Um grupo de universitárias de Estocolmo e de Malmö estava disposto a ir, durante as suas férias, ao encontro de pessoas que precisavam de companhia, carinho e alegria.

Na manhã de 19 de Julho, esperavam-nos em Zagreb as jovens croatas que também iam participar no voluntariado, e em Udbina iriam juntar-se a nós as que vinham de Inglaterra. Éramos um grupo de trinta e duas que iria ocupar nesses dias as salas de aulas de um colégio como dormitórios e sacos-cama para dormir, incluindo a organização de turnos para a utilização dos poucos duches existentes, e um horário que envolvia a preparação das nossas refeições: pequeno-almoço, almoço e jantar, e a limpeza do colégio que foi, nesses dias, a nossa casa.

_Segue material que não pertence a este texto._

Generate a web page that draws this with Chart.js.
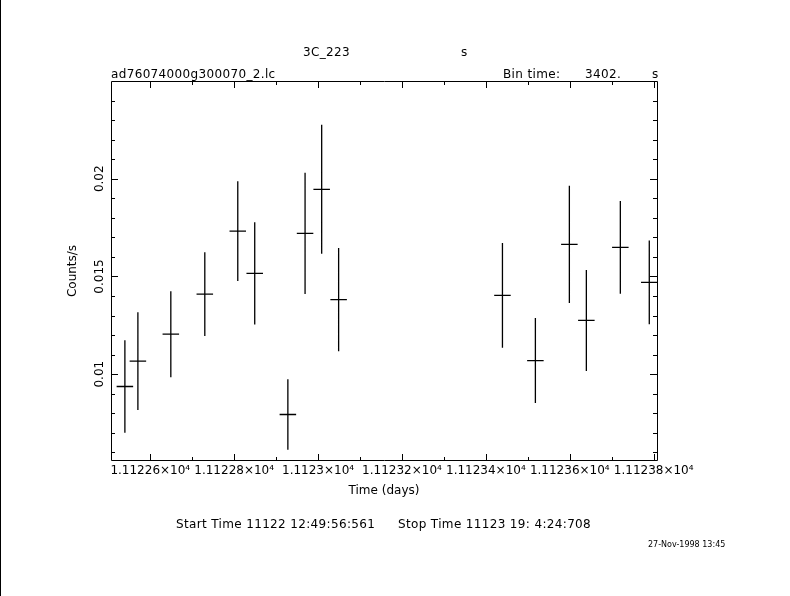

De manhã trabalhamos com pessoas de idade que, de um modo geral, viviam sozinhas e muito pobremente no campo, com poucos ou nenhuns recursos materiais. Membros da Cruz Vermelha acompanhavam-nos e orientavam-nos no trabalho que realizamos: limpar as casas, pintá-las, lavar a louça, preparar as refeições e acompanhar os idosos. Uma dificuldade que conseguimos ultrapassar com a ajuda das nossas companheiras croatas foi a questão da língua: elas traduziam-nos tudo.

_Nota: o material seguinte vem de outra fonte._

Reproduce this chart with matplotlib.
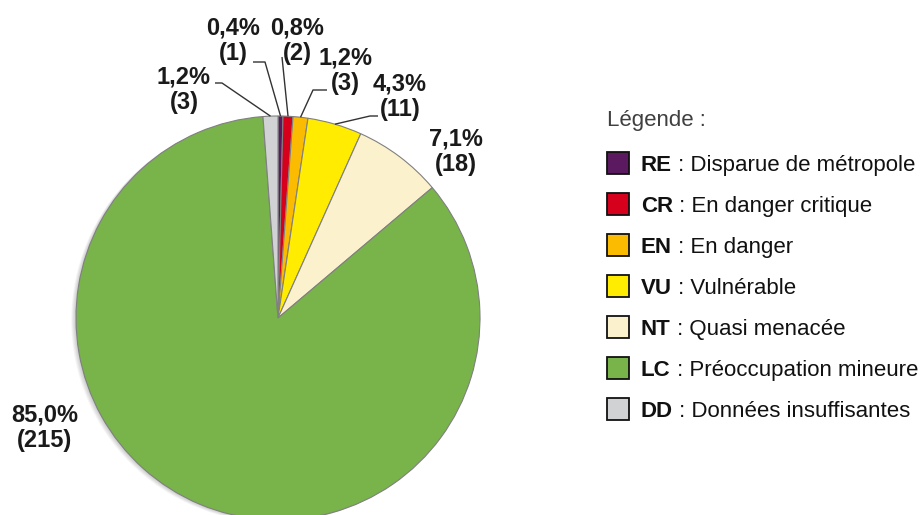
import numpy as np
import matplotlib
matplotlib.use("Agg")
import matplotlib.pyplot as plt
from matplotlib.patches import Rectangle, Circle

plt.rcParams['font.family'] = ['Liberation Sans', 'DejaVu Sans']

# ---- data ----
codes = ["RE", "CR", "EN", "VU", "NT", "LC", "DD"]
descriptions = ["Disparue de métropole", "En danger critique", "En danger",
                "Vulnérable", "Quasi menacée", "Préoccupation mineure",
                "Données insuffisantes"]
counts = [1, 2, 3, 11, 18, 215, 3]
colors = ["#5b1a5f", "#d6001c", "#fbbb00", "#ffec00", "#fbf2cd", "#78b44a", "#d1d2d4"]

W, H = 923, 515
fig = plt.figure(figsize=(W / 100, H / 100), dpi=100)
ax = fig.add_axes([0, 0, 1, 1])

def Y(y):
    return H - y

cx, cy, R = 278, Y(318), 202

# soft shadow
for i in range(1, 7):
    ax.add_patch(Circle((cx - i * 0.8, cy - i * 0.4), R, color="#000000",
                        alpha=0.035, lw=0, zorder=0))

wedges, _ = ax.pie(counts, colors=colors, startangle=90, counterclock=False,
                   center=(cx, cy), radius=R,
                   wedgeprops=dict(edgecolor="#808080", linewidth=0.8, zorder=2))

total = sum(counts)
# label layout (pixel coords): block centre, leader start point(s)
label_pos = {
    "RE": (233, 41), "CR": (297, 41), "EN": (345, 71), "VU": (400, 97),
    "NT": (456, 152), "LC": (45, 428), "DD": (184, 90),
}
leaders = {
    "RE": [(253, 62), (265, 62)],
    "CR": [(282, 57)],
    "EN": [(327, 90), (313, 90)],
    "VU": [(378, 116), (370, 116)],
    "DD": [(215, 83), (222, 83)],
}

for w, code, n in zip(wedges, codes, counts):
    pct = n / total * 100
    txt = f"{pct:.1f}".replace(".", ",") + f"%\n({n})"
    lx, ly = label_pos[code]
    ax.text(lx, Y(ly), txt, ha="center", va="center", fontsize=17,
            fontweight="bold", color="#1a1a1a", linespacing=1.12, zorder=5)
    if code in leaders:
        mid = np.deg2rad((w.theta1 + w.theta2) / 2)
        ex, ey = cx + R * np.cos(mid), cy + R * np.sin(mid)
        pts = [(px, Y(py)) for px, py in leaders[code]] + [(ex, ey)]
        xs, ys = zip(*pts)
        ax.plot(xs, ys, color="#333333", lw=1.0, zorder=4, solid_capstyle="butt")

# legend
FS = 16
ax.text(607, Y(126), "Légende :", ha="left", va="baseline", fontsize=FS,
        color="#404040")
sq = 22
bold_texts = []
for i, (code, desc, col) in enumerate(zip(codes, descriptions, colors)):
    yc = 163 + i * 41
    ax.add_patch(Rectangle((607, Y(yc) - sq / 2), sq, sq, facecolor=col,
                           edgecolor="#111111", lw=1.3, zorder=3))
    t = ax.text(641, Y(yc + 8), code, ha="left", va="baseline", fontsize=FS,
                fontweight="bold", color="#111111")
    bold_texts.append((t, desc, yc))

ax.set_xlim(0, W)
ax.set_ylim(0, H)
ax.set_aspect("equal")
ax.axis("off")

fig.canvas.draw()
r = fig.canvas.get_renderer()
for t, desc, yc in bold_texts:
    bb = t.get_window_extent(r)
    x1 = ax.transData.inverted().transform((bb.x1, bb.y0))[0]
    ax.text(x1, Y(yc + 8), " : " + desc, ha="left", va="baseline", fontsize=FS,
            color="#111111")

fig.savefig("out.png", dpi=100)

As pessoas de idade precisavam de falar, de nos contar as suas vidas, o seu sofrimento. Uma de nós comentou a certa altura: “Como é possível sofrer tanto e continuar a viver e, mais ainda, a sorrir, sem rancor?” A guerra deixou uma marca profunda de dor, que se sentia nesta terra. Por isso, demo-nos conta de que, para além do trabalho material de limpeza ou pintura que fazíamos, o que as pessoas esperavam de nós era atenção, que fizéssemos caso delas, que as escutássemos.

De manhã, alternavamo-nos para ir a um lar de idosos e, de tarde, acima de tudo brincávamos com as crianças. Preparamos, entre todas, o necessário para o “grande show final”, que apresentaríamos aos idosos do lar, ao pessoal que aí trabalha e a todos os habitantes da aldeia que quisessem assistir.

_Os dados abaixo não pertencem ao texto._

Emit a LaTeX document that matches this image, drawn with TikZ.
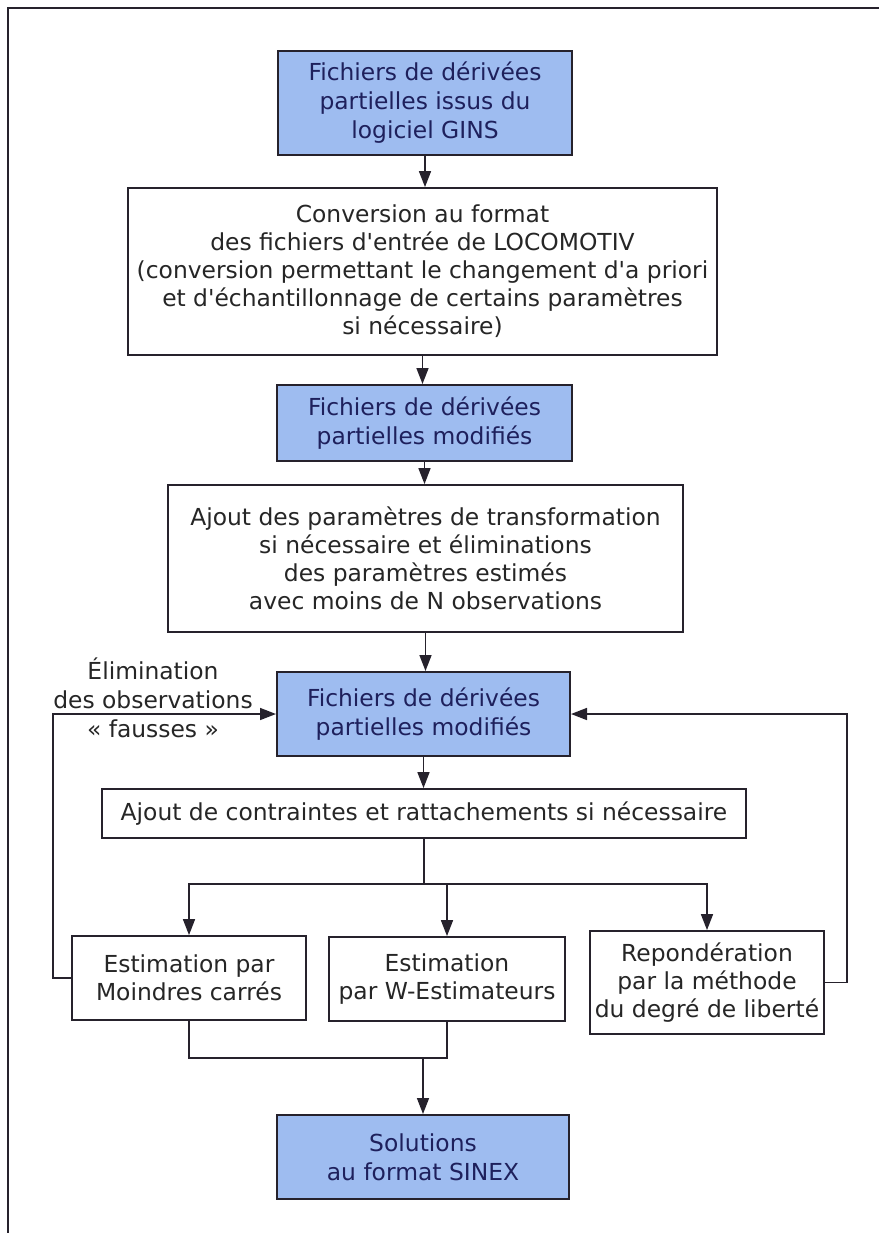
\documentclass[tikz,border=0pt]{standalone}
\usepackage{fontspec}
\setmainfont{DejaVu Sans}
\usepackage{tikz}
\usetikzlibrary{arrows.meta}
\usepackage{xcolor}

\definecolor{bleufond}{RGB}{158,188,240}
\definecolor{bleutexte}{RGB}{30,32,92}
\definecolor{trait}{RGB}{38,34,44}

\tikzset{
  boite/.style={draw=trait, line width=0.9pt, fill=white, text=black!85, align=center, inner sep=0pt,
    font=\fontsize{11.7}{14}\selectfont},
  boitebleue/.style={boite, fill=bleufond, text=bleutexte, line width=1pt,
    font=\fontsize{11.7}{14.5}\selectfont},
  fleche/.style={draw=trait, line width=0.8pt, -{Triangle[length=8pt,width=6pt]}},
  lien/.style={draw=trait, line width=0.8pt},
}

\begin{document}
\begin{tikzpicture}[x=0.5pt,y=-0.5pt]
\useasboundingbox (0,0) rectangle (879,1233);
\draw[line width=0.8pt, trait] (8,1233) -- (8,8) -- (879,8);

\node[boitebleue, minimum width=147pt, minimum height=52pt] (gins) at (425,103)
  {Fichiers de dérivées\\partielles issus du\\logiciel GINS};
\node[boite, minimum width=294.5pt, minimum height=83.5pt] (conv) at (422.5,271.5)
  {Conversion au format\\des fichiers d\textquotesingle entrée de LOCOMOTIV\\(conversion permettant le changement d\textquotesingle a priori\\et d\textquotesingle échantillonnage de certains paramètres\\si nécessaire)};
\node[boitebleue, minimum width=147.5pt, minimum height=38pt] (modifA) at (424.5,423)
  {Fichiers de dérivées\\partielles modifiés};
\node[boite, minimum width=257.5pt, minimum height=73.5pt] (ajout) at (425.5,558.5)
  {Ajout des paramètres de transformation\\si nécessaire et éliminations\\des paramètres estimés\\avec moins de N observations};
\node[boitebleue, minimum width=146.5pt, minimum height=42pt] (modifB) at (423.5,714)
  {Fichiers de dérivées\\partielles modifiés};
\node[boite, minimum width=322pt, minimum height=24.5pt] (contr) at (424,813.5)
  {Ajout de contraintes et rattachements si nécessaire};
\node[boite, minimum width=117pt, minimum height=42pt] (mc) at (189,978)
  {Estimation par\\Moindres carrés};
\node[boite, minimum width=118pt, minimum height=42pt] (west) at (447,979)
  {Estimation\\par W-Estimateurs};
\node[boite, minimum width=117pt, minimum height=51.5pt] (repond) at (707,982.5)
  {Repondération\\par la méthode\\du degré de liberté};
\node[boitebleue, minimum width=146pt, minimum height=42pt] (sinex) at (423,1157)
  {Solutions\\au format SINEX};
\node[align=center, text=black!85, font=\fontsize{11.7}{14.5}\selectfont] (elim) at (153,698)
  {Élimination\\des observations\\«~fausses~»};

\draw[fleche] (gins.south) -- (gins.south |- conv.north);
\draw[fleche] (conv.south) -- (conv.south |- modifA.north);
\draw[fleche] (modifA.south) -- (modifA.south |- ajout.north);
\draw[fleche] (ajout.south) -- (ajout.south |- modifB.north);
\draw[fleche] (modifB.south) -- (modifB.south |- contr.north);

% vers les trois estimations
\draw[lien] (contr.south) -- ++(0,45) coordinate (split);
\draw[fleche] (split) -| (mc.north);
\draw[fleche] (split) -| (west.north);
\draw[fleche] (split) -| (repond.north);

% boucles de retour
\coordinate (retourG) at (53,0);
\coordinate (retourD) at (847,0);
\draw[fleche] (mc.west) -- (mc.west -| retourG) |- (modifB.west);
\draw[fleche] (repond.east) -- (repond.east -| retourD) |- (modifB.east);

\coordinate (fusion) at (423,1058);
\draw[lien] (mc.south) |- (fusion) -| (west.south);
\draw[fleche] (fusion) -- (fusion |- sinex.north);
\end{tikzpicture}
\end{document}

Ao cair daquela tarde de Julho em que apresentamos o show, tínhamos todas um mesmo sentir. Estávamos cansadas devido ao trabalho realizado, mas com o coração cheio de gratidão. Entre nós próprias tinha nascido um sentimento de admiração de umas pelas outras. Ao trabalhar lado a lado com as jovens croatas, impressionou-nos a sua retidão e a sua generosidade. O comentário espontâneo das outras participantes foi: “São de se lhe tirar o chapéu, aprendi muito ao vê-las a trabalhar e servir, sendo as primeiras nos trabalhos mais difíceis e menos agradáveis”. Nós tínhamos viajado porque queríamos ajudar, conseguir mudar a vida de alguém; porém, a ajuda e a mudança produziram-se em nós, ao estar em contacto com as necessidades dos outros.

Uma atividade que teve um êxito inesperado foi o concurso de desenhos sobre t-shirts e leques.

Foi também um modo fácil de envolver mais gente da Suécia no projeto, já que nos arranjaram as t-shirts e outros donativos.

Já passaram alguns dias desde que regressamos, e reunimo-nos para ver fotos e vídeos, recordar o que vivemos, rir do susto que apanhamos quando um membro da Cruz Vermelha nos disse que, no sítio por onde caminhávamos, havia serpentes e que tínhamos de ter cuidado, etc. A Priscilla comentava a doçura dos idosos, a vontade de viver que transmitiam. Todas refletimos sobre as comodidades que temos e como, por vezes, pensamos que precisamos de mais e não é assim. A Catherine disse: “Quando cheguei a casa, percebi que tinha estado todo aquele tempo sem Internet e sem usar o telemóvel, e não aconteceu nada”,

Ao iniciar a viagem sabíamos que não poderíamos modificar a situação das pessoas, mas que podíamos ajudar alguma coisa. Fomos para dar “alguma coisa” e eles deram-nos muito mais. Aprendemos aquilo que nem os livros, nem os professores ensinam.

Durante todo o tempo, pedi a S. Josemaria que esses dias deixassem um rasto perene, como ele sugeria: Um homem ou uma sociedade que não reaja perante as tribulações e as injustiças, e que não se esforce por aliviá-las, não são um homem ou uma sociedade à medida do amor do Coração de Cristo.